I learned the news of bin Laden's death with a feeling of relief, and a rather grim sense that justice had at last been done. He was a murderer, a lunatic, a religious fanatic. He made a sham of the faith he claimed to propound, and, as all cowards do, he sent young, brainwashed followers out to die, while he remained in safety. His death was the inevitable end of a despicable despot.

That said, I continue to be troubled by the official reports of the circumstances surrounding it. At first the Administration claimed he had been killed in the course of a fierce and protracted gun battle, and only after having refused to surrender and having lunged for a weapon. As the hours and days went by, all that changed. There was no gun battle, evidently no attempt to take him into custody, and no resistance on his part. It seems in the end of it that he was simply shot to death, unarmed, in front of one of his wives. The public lack of will to learn the truth in this killing is understandable given the subject of the story; nonetheless, I believe that history demands it.

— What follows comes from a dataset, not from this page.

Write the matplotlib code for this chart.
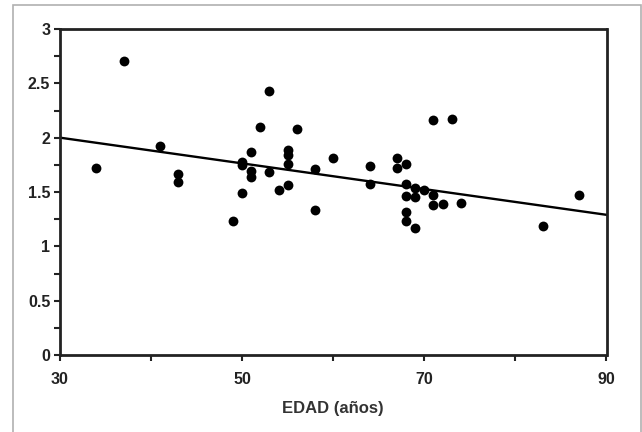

If, as it now appears, the raiders simply burst in on bin Laden with orders to kill him, then the President has violated American law. I refer, of course, to the Presidential directive issued by Jimmy Carter prohibiting the United States from engaging in the assassination of any foreign leader. As far as I know, no one in the media or the political establishment has raised this question. We would, I suppose, prefer just to forget the matter. But my reading of history tells me that such matters reawaken eventually and at great cost. Perhaps, rather than boast of the event, we ought to be examining it soberly and, as bin Laden never would have done, in the light of reason and the law. That is the best way to put his lethal legacy behind us.